SUPPLIED INFORMATION
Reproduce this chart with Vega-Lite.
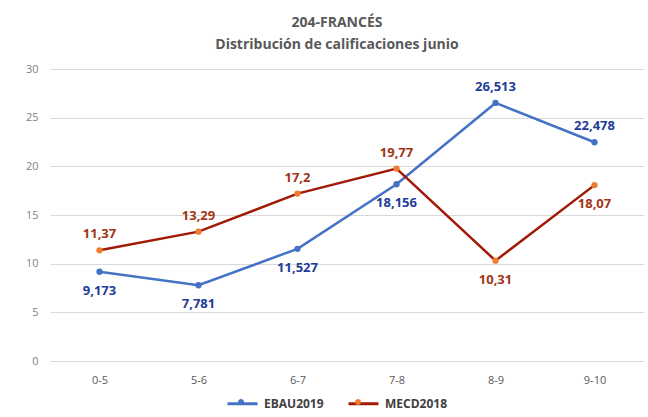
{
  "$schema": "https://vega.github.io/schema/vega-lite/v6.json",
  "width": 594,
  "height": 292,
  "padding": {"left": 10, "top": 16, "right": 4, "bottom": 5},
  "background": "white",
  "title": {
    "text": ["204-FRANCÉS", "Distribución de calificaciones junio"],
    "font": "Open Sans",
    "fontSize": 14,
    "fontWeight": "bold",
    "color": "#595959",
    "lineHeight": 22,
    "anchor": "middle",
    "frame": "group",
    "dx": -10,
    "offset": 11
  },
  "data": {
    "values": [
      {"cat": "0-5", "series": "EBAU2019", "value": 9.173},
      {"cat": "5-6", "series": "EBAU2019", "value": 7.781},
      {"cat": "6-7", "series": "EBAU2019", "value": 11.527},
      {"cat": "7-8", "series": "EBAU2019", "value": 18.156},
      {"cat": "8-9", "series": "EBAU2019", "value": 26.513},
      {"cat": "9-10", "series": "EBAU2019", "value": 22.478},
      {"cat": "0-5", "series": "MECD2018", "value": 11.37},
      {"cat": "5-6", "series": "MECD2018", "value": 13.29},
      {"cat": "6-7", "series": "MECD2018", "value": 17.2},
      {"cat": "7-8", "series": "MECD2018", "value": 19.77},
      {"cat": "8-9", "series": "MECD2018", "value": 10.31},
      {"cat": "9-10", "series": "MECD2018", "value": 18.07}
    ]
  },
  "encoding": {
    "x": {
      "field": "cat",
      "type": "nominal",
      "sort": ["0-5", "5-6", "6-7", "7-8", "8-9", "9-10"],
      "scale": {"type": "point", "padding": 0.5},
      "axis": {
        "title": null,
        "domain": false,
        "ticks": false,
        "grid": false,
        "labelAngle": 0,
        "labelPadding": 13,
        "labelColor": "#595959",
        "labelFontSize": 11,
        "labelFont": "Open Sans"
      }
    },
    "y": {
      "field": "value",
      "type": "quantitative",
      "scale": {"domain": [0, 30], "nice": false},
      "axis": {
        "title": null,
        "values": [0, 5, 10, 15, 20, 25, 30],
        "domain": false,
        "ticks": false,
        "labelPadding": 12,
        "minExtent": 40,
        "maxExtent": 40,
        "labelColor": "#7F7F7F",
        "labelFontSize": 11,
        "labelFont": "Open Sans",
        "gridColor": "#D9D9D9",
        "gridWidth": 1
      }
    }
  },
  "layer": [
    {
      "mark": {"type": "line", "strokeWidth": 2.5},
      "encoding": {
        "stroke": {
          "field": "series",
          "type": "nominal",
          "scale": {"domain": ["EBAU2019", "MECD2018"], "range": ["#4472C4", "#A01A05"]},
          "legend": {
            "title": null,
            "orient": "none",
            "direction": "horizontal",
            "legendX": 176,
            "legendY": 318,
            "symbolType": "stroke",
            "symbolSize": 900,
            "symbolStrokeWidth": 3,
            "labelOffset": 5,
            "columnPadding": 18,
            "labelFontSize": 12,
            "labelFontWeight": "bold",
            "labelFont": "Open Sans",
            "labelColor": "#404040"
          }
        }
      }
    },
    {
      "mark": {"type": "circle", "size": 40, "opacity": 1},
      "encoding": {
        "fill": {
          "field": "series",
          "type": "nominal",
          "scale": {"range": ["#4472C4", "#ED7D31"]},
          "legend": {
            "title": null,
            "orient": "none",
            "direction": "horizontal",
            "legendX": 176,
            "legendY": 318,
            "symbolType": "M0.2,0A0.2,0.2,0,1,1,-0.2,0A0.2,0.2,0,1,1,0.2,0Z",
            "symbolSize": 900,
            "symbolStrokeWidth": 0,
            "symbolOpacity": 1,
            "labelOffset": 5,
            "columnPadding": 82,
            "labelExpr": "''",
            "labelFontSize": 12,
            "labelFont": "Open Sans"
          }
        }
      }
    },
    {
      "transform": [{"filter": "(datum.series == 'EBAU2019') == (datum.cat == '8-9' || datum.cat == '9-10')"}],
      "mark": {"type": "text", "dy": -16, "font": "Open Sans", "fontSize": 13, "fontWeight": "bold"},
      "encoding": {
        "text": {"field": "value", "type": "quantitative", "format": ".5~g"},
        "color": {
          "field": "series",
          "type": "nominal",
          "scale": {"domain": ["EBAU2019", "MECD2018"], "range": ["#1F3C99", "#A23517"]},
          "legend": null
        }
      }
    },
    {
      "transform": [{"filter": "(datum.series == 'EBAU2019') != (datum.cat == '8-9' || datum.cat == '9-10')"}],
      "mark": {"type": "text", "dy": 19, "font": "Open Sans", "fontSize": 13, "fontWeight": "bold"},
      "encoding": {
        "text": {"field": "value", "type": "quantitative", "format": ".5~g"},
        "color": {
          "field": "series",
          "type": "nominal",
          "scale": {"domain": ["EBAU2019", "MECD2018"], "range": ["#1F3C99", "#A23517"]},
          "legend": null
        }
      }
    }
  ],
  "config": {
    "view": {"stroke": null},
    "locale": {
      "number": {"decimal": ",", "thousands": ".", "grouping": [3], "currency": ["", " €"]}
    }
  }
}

TASK TO CARRY OUT
Return the listing above in full and without alteration, excluding its pictures.

TASK RESPONSE
Reproduce this chart with Vega-Lite.
{
  "$schema": "https://vega.github.io/schema/vega-lite/v6.json",
  "width": 594,
  "height": 292,
  "padding": {"left": 10, "top": 16, "right": 4, "bottom": 5},
  "background": "white",
  "title": {
    "text": ["204-FRANCÉS", "Distribución de calificaciones junio"],
    "font": "Open Sans",
    "fontSize": 14,
    "fontWeight": "bold",
    "color": "#595959",
    "lineHeight": 22,
    "anchor": "middle",
    "frame": "group",
    "dx": -10,
    "offset": 11
  },
  "data": {
    "values": [
      {"cat": "0-5", "series": "EBAU2019", "value": 9.173},
      {"cat": "5-6", "series": "EBAU2019", "value": 7.781},
      {"cat": "6-7", "series": "EBAU2019", "value": 11.527},
      {"cat": "7-8", "series": "EBAU2019", "value": 18.156},
      {"cat": "8-9", "series": "EBAU2019", "value": 26.513},
      {"cat": "9-10", "series": "EBAU2019", "value": 22.478},
      {"cat": "0-5", "series": "MECD2018", "value": 11.37},
      {"cat": "5-6", "series": "MECD2018", "value": 13.29},
      {"cat": "6-7", "series": "MECD2018", "value": 17.2},
      {"cat": "7-8", "series": "MECD2018", "value": 19.77},
      {"cat": "8-9", "series": "MECD2018", "value": 10.31},
      {"cat": "9-10", "series": "MECD2018", "value": 18.07}
    ]
  },
  "encoding": {
    "x": {
      "field": "cat",
      "type": "nominal",
      "sort": ["0-5", "5-6", "6-7", "7-8", "8-9", "9-10"],
      "scale": {"type": "point", "padding": 0.5},
      "axis": {
        "title": null,
        "domain": false,
        "ticks": false,
        "grid": false,
        "labelAngle": 0,
        "labelPadding": 13,
        "labelColor": "#595959",
        "labelFontSize": 11,
        "labelFont": "Open Sans"
      }
    },
    "y": {
      "field": "value",
      "type": "quantitative",
      "scale": {"domain": [0, 30], "nice": false},
      "axis": {
        "title": null,
        "values": [0, 5, 10, 15, 20, 25, 30],
        "domain": false,
        "ticks": false,
        "labelPadding": 12,
        "minExtent": 40,
        "maxExtent": 40,
        "labelColor": "#7F7F7F",
        "labelFontSize": 11,
        "labelFont": "Open Sans",
        "gridColor": "#D9D9D9",
        "gridWidth": 1
      }
    }
  },
  "layer": [
    {
      "mark": {"type": "line", "strokeWidth": 2.5},
      "encoding": {
        "stroke": {
          "field": "series",
          "type": "nominal",
          "scale": {"domain": ["EBAU2019", "MECD2018"], "range": ["#4472C4", "#A01A05"]},
          "legend": {
            "title": null,
            "orient": "none",
            "direction": "horizontal",
            "legendX": 176,
            "legendY": 318,
            "symbolType": "stroke",
            "symbolSize": 900,
            "symbolStrokeWidth": 3,
            "labelOffset": 5,
            "columnPadding": 18,
            "labelFontSize": 12,
            "labelFontWeight": "bold",
            "labelFont": "Open Sans",
            "labelColor": "#404040"
          }
        }
      }
    },
    {
      "mark": {"type": "circle", "size": 40, "opacity": 1},
      "encoding": {
        "fill": {
          "field": "series",
          "type": "nominal",
          "scale": {"range": ["#4472C4", "#ED7D31"]},
          "legend": {
            "title": null,
            "orient": "none",
            "direction": "horizontal",
            "legendX": 176,
            "legendY": 318,
            "symbolType": "M0.2,0A0.2,0.2,0,1,1,-0.2,0A0.2,0.2,0,1,1,0.2,0Z",
            "symbolSize": 900,
            "symbolStrokeWidth": 0,
            "symbolOpacity": 1,
            "labelOffset": 5,
            "columnPadding": 82,
            "labelExpr": "''",
            "labelFontSize": 12,
            "labelFont": "Open Sans"
          }
        }
      }
    },
    {
      "transform": [{"filter": "(datum.series == 'EBAU2019') == (datum.cat == '8-9' || datum.cat == '9-10')"}],
      "mark": {"type": "text", "dy": -16, "font": "Open Sans", "fontSize": 13, "fontWeight": "bold"},
      "encoding": {
        "text": {"field": "value", "type": "quantitative", "format": ".5~g"},
        "color": {
          "field": "series",
          "type": "nominal",
          "scale": {"domain": ["EBAU2019", "MECD2018"], "range": ["#1F3C99", "#A23517"]},
          "legend": null
        }
      }
    },
    {
      "transform": [{"filter": "(datum.series == 'EBAU2019') != (datum.cat == '8-9' || datum.cat == '9-10')"}],
      "mark": {"type": "text", "dy": 19, "font": "Open Sans", "fontSize": 13, "fontWeight": "bold"},
      "encoding": {
        "text": {"field": "value", "type": "quantitative", "format": ".5~g"},
        "color": {
          "field": "series",
          "type": "nominal",
          "scale": {"domain": ["EBAU2019", "MECD2018"], "range": ["#1F3C99", "#A23517"]},
          "legend": null
        }
      }
    }
  ],
  "config": {
    "view": {"stroke": null},
    "locale": {
      "number": {"decimal": ",", "thousands": ".", "grouping": [3], "currency": ["", " €"]}
    }
  }
}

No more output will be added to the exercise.